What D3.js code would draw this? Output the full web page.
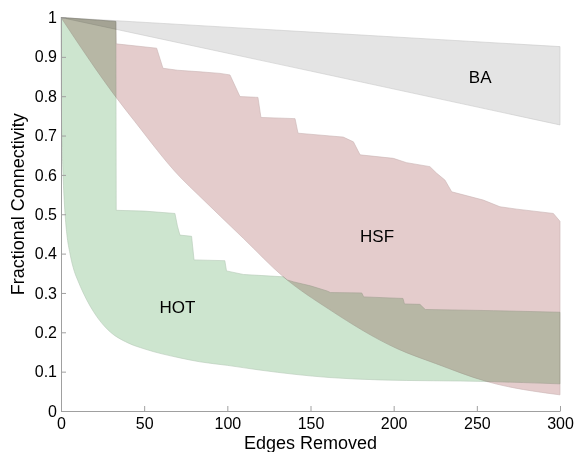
<!DOCTYPE html>
<html>
<head>
<meta charset="utf-8">
<script src="https://cdn.jsdelivr.net/npm/d3@7/dist/d3.min.js"></script>
<style>
  body { margin: 0; background: #fff; }
  svg { font-family: "Liberation Sans", Arial, Helvetica, sans-serif; }
  .region { mix-blend-mode: multiply; }
  .axis path, .axis line { stroke: #a0a0a0; }
  .axis text { fill: #000; font-size: 16px; }
</style>
</head>
<body>
<div id="chart-area"><svg></svg></div>
<script>
const chartSize = { width: 576, height: 452 };
const margin = { left: 61, right: 16, top: 17.5, bottom: 41 };
const width = chartSize.width - margin.left - margin.right;
const height = chartSize.height - margin.top - margin.bottom;

const xTicks = [0, 50, 100, 150, 200, 250, 300];
const yTicks = [0, 0.1, 0.2, 0.3, 0.4, 0.5, 0.6, 0.7, 0.8, 0.9, 1];

// BA band: two nearly straight edges
const baUpper = [[0, 1], [150, 0.963], [300, 0.926]];
const baLower = [[0, 1], [150, 0.864], [300, 0.727]];

// HSF band: stepped upper edge, smooth lower edge
const hsfUpper = [
  [0, 1], [33, 0.99], [33.2, 0.933], [57.5, 0.922], [61.3, 0.871], [70, 0.866],
  [83.6, 0.862], [95.6, 0.858], [101.6, 0.854], [107.6, 0.799], [118.4, 0.797],
  [120.2, 0.746], [140.7, 0.743], [142.5, 0.706], [161.7, 0.699], [169.7, 0.696],
  [175.8, 0.684], [179.8, 0.651], [199.8, 0.642], [207.8, 0.631], [221.8, 0.621],
  [225.9, 0.604], [230.8, 0.587], [234.9, 0.557], [253.9, 0.536], [263.9, 0.519],
  [274, 0.513], [296, 0.502], [300, 0.482]
];
const hsfLower = [
  [0, 1], [33.5, 0.795], [44.5, 0.735], [71.5, 0.595], [82.6, 0.549],
  [109.6, 0.439], [133.7, 0.341], [161.7, 0.257], [201.8, 0.159],
  [225, 0.121], [256, 0.075], [300, 0.041]
];

// HOT band: stepped upper edge, fast decaying lower edge
const hotUpper = [
  [0, 1], [33, 0.99], [33.2, 0.51], [50, 0.508], [68.5, 0.502], [70, 0.47],
  [71.5, 0.447], [78.5, 0.444], [80, 0.384], [98.5, 0.382], [99.5, 0.356],
  [109.6, 0.347], [133.7, 0.341], [136, 0.333], [140, 0.328], [150, 0.318],
  [160, 0.305], [162, 0.301], [180.8, 0.300], [182, 0.29], [205.6, 0.286],
  [206.5, 0.272], [215.8, 0.271], [219, 0.258], [260, 0.255], [300, 0.251]
];
const hotLower = [
  [0, 1], [0.3, 0.75], [0.7, 0.67], [1.2, 0.605], [2.4, 0.503], [3.5, 0.45],
  [5.4, 0.40], [8, 0.355], [10, 0.333], [13.4, 0.30], [21.5, 0.24],
  [28.3, 0.206], [40.3, 0.173], [50, 0.158], [71.5, 0.135], [83.5, 0.125],
  [100, 0.116], [119.6, 0.104], [161.7, 0.085], [191.8, 0.079],
  [256, 0.075], [300, 0.069]
];

const regions = [
  { name: "BA", upper: baUpper, lower: baLower, fill: "#e4e4e4", label: [252, 0.833] },
  { name: "HSF", upper: hsfUpper, lower: hsfLower, fill: "#e4cccc", label: [190, 0.43] },
  { name: "HOT", upper: hotUpper, lower: hotLower, fill: "#cde5cf", label: [70, 0.25] }
];

const svg = d3
  .select("#chart-area svg")
  .attr("width", chartSize.width)
  .attr("height", chartSize.height);

const g = svg
  .append("g")
  .attr("transform", `translate(${margin.left},${margin.top})`);

const x = d3.scaleLinear().domain([0, 300]).range([0, width]);
const y = d3.scaleLinear().domain([0, 1]).range([height, 0]);

const smooth = d3.line().x(d => x(d[0])).y(d => y(d[1])).curve(d3.curveMonotoneX);
const straight = d3.line().x(d => x(d[0])).y(d => y(d[1]));

// polygon = lower edge left->right, then upper edge right->left
const regionPath = r =>
  smooth(r.lower) + straight(r.upper.slice().reverse()).replace(/^M/, "L") + "Z";

g.selectAll(".region")
  .data(regions)
  .enter()
  .append("path")
  .attr("class", "region")
  .attr("d", regionPath)
  .attr("fill", r => r.fill)
  .attr("stroke", r => d3.color(r.fill).darker(0.35))
  .attr("stroke-width", 0.6)
  .attr("stroke-linejoin", "round");

g.selectAll(".region-label")
  .data(regions)
  .enter()
  .append("text")
  .attr("class", "region-label")
  .attr("x", r => x(r.label[0]))
  .attr("y", r => y(r.label[1]))
  .attr("text-anchor", "middle")
  .attr("font-size", 17)
  .text(r => r.name);

g.append("g")
  .attr("class", "x axis")
  .attr("transform", `translate(0,${height})`)
  .call(
    d3.axisBottom(x).tickValues(xTicks).tickSizeInner(-5).tickSizeOuter(0).tickPadding(7)
  );

g.append("g")
  .attr("class", "y axis")
  .call(
    d3.axisLeft(y).tickValues(yTicks).tickSizeInner(-5).tickSizeOuter(0).tickPadding(4)
      .tickFormat(d3.format("~g"))
  );

g.append("text")
  .attr("x", width / 2)
  .attr("y", height + 38)
  .attr("text-anchor", "middle")
  .attr("font-size", 18)
  .text("Edges Removed");

g.append("text")
  .attr("transform", "rotate(-90)")
  .attr("x", -height / 2 + 10)
  .attr("y", -37)
  .attr("text-anchor", "middle")
  .attr("font-size", 18)
  .text("Fractional Connectivity");
</script>
</body>
</html>
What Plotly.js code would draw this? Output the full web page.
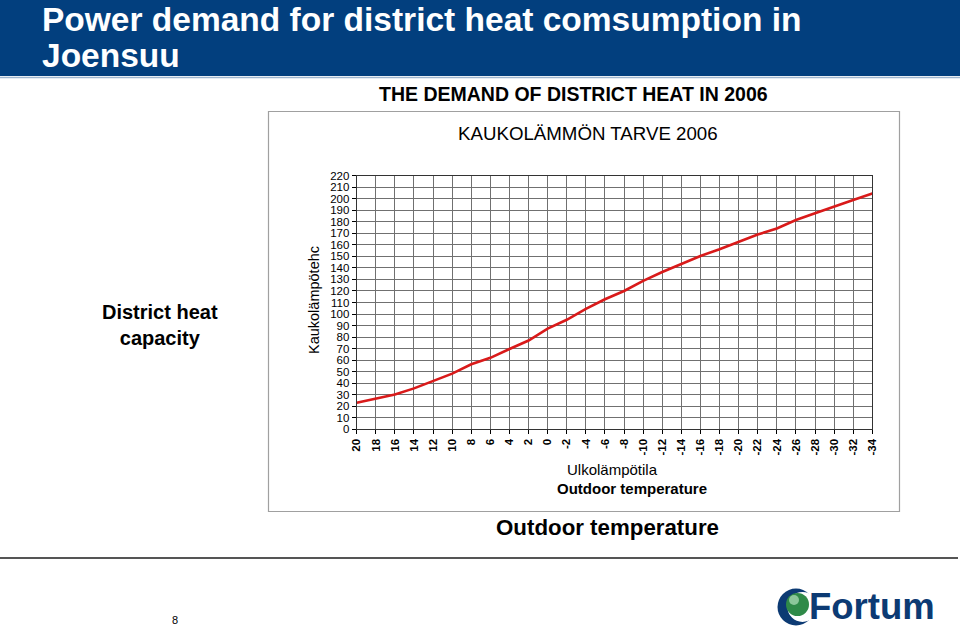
********
Problem:
Exclude all images and restate the records above word for word.

Exercise answer:
What D3.js code would draw this? Output the full web page.
<!DOCTYPE html>
<html>
<head>
<meta charset="utf-8">
<script src="https://cdn.jsdelivr.net/npm/d3@7/dist/d3.min.js"></script>
<style>
  body { margin: 0; background: #fff; }
  svg { font-family: "Liberation Sans", Arial, Helvetica, sans-serif; }
  .region { mix-blend-mode: multiply; }
  .axis path, .axis line { stroke: #a0a0a0; }
  .axis text { fill: #000; font-size: 16px; }
</style>
</head>
<body>
<div id="chart-area"><svg></svg></div>
<script>
const chartSize = { width: 576, height: 452 };
const margin = { left: 61, right: 16, top: 17.5, bottom: 41 };
const width = chartSize.width - margin.left - margin.right;
const height = chartSize.height - margin.top - margin.bottom;

const xTicks = [0, 50, 100, 150, 200, 250, 300];
const yTicks = [0, 0.1, 0.2, 0.3, 0.4, 0.5, 0.6, 0.7, 0.8, 0.9, 1];

// BA band: two nearly straight edges
const baUpper = [[0, 1], [150, 0.963], [300, 0.926]];
const baLower = [[0, 1], [150, 0.864], [300, 0.727]];

// HSF band: stepped upper edge, smooth lower edge
const hsfUpper = [
  [0, 1], [33, 0.99], [33.2, 0.933], [57.5, 0.922], [61.3, 0.871], [70, 0.866],
  [83.6, 0.862], [95.6, 0.858], [101.6, 0.854], [107.6, 0.799], [118.4, 0.797],
  [120.2, 0.746], [140.7, 0.743], [142.5, 0.706], [161.7, 0.699], [169.7, 0.696],
  [175.8, 0.684], [179.8, 0.651], [199.8, 0.642], [207.8, 0.631], [221.8, 0.621],
  [225.9, 0.604], [230.8, 0.587], [234.9, 0.557], [253.9, 0.536], [263.9, 0.519],
  [274, 0.513], [296, 0.502], [300, 0.482]
];
const hsfLower = [
  [0, 1], [33.5, 0.795], [44.5, 0.735], [71.5, 0.595], [82.6, 0.549],
  [109.6, 0.439], [133.7, 0.341], [161.7, 0.257], [201.8, 0.159],
  [225, 0.121], [256, 0.075], [300, 0.041]
];

// HOT band: stepped upper edge, fast decaying lower edge
const hotUpper = [
  [0, 1], [33, 0.99], [33.2, 0.51], [50, 0.508], [68.5, 0.502], [70, 0.47],
  [71.5, 0.447], [78.5, 0.444], [80, 0.384], [98.5, 0.382], [99.5, 0.356],
  [109.6, 0.347], [133.7, 0.341], [136, 0.333], [140, 0.328], [150, 0.318],
  [160, 0.305], [162, 0.301], [180.8, 0.300], [182, 0.29], [205.6, 0.286],
  [206.5, 0.272], [215.8, 0.271], [219, 0.258], [260, 0.255], [300, 0.251]
];
const hotLower = [
  [0, 1], [0.3, 0.75], [0.7, 0.67], [1.2, 0.605], [2.4, 0.503], [3.5, 0.45],
  [5.4, 0.40], [8, 0.355], [10, 0.333], [13.4, 0.30], [21.5, 0.24],
  [28.3, 0.206], [40.3, 0.173], [50, 0.158], [71.5, 0.135], [83.5, 0.125],
  [100, 0.116], [119.6, 0.104], [161.7, 0.085], [191.8, 0.079],
  [256, 0.075], [300, 0.069]
];

const regions = [
  { name: "BA", upper: baUpper, lower: baLower, fill: "#e4e4e4", label: [252, 0.833] },
  { name: "HSF", upper: hsfUpper, lower: hsfLower, fill: "#e4cccc", label: [190, 0.43] },
  { name: "HOT", upper: hotUpper, lower: hotLower, fill: "#cde5cf", label: [70, 0.25] }
];

const svg = d3
  .select("#chart-area svg")
  .attr("width", chartSize.width)
  .attr("height", chartSize.height);

const g = svg
  .append("g")
  .attr("transform", `translate(${margin.left},${margin.top})`);

const x = d3.scaleLinear().domain([0, 300]).range([0, width]);
const y = d3.scaleLinear().domain([0, 1]).range([height, 0]);

const smooth = d3.line().x(d => x(d[0])).y(d => y(d[1])).curve(d3.curveMonotoneX);
const straight = d3.line().x(d => x(d[0])).y(d => y(d[1]));

// polygon = lower edge left->right, then upper edge right->left
const regionPath = r =>
  smooth(r.lower) + straight(r.upper.slice().reverse()).replace(/^M/, "L") + "Z";

g.selectAll(".region")
  .data(regions)
  .enter()
  .append("path")
  .attr("class", "region")
  .attr("d", regionPath)
  .attr("fill", r => r.fill)
  .attr("stroke", r => d3.color(r.fill).darker(0.35))
  .attr("stroke-width", 0.6)
  .attr("stroke-linejoin", "round");

g.selectAll(".region-label")
  .data(regions)
  .enter()
  .append("text")
  .attr("class", "region-label")
  .attr("x", r => x(r.label[0]))
  .attr("y", r => y(r.label[1]))
  .attr("text-anchor", "middle")
  .attr("font-size", 17)
  .text(r => r.name);

g.append("g")
  .attr("class", "x axis")
  .attr("transform", `translate(0,${height})`)
  .call(
    d3.axisBottom(x).tickValues(xTicks).tickSizeInner(-5).tickSizeOuter(0).tickPadding(7)
  );

g.append("g")
  .attr("class", "y axis")
  .call(
    d3.axisLeft(y).tickValues(yTicks).tickSizeInner(-5).tickSizeOuter(0).tickPadding(4)
      .tickFormat(d3.format("~g"))
  );

g.append("text")
  .attr("x", width / 2)
  .attr("y", height + 38)
  .attr("text-anchor", "middle")
  .attr("font-size", 18)
  .text("Edges Removed");

g.append("text")
  .attr("transform", "rotate(-90)")
  .attr("x", -height / 2 + 10)
  .attr("y", -37)
  .attr("text-anchor", "middle")
  .attr("font-size", 18)
  .text("Fractional Connectivity");
</script>
</body>
</html>
What Plotly.js code would draw this? Output the full web page.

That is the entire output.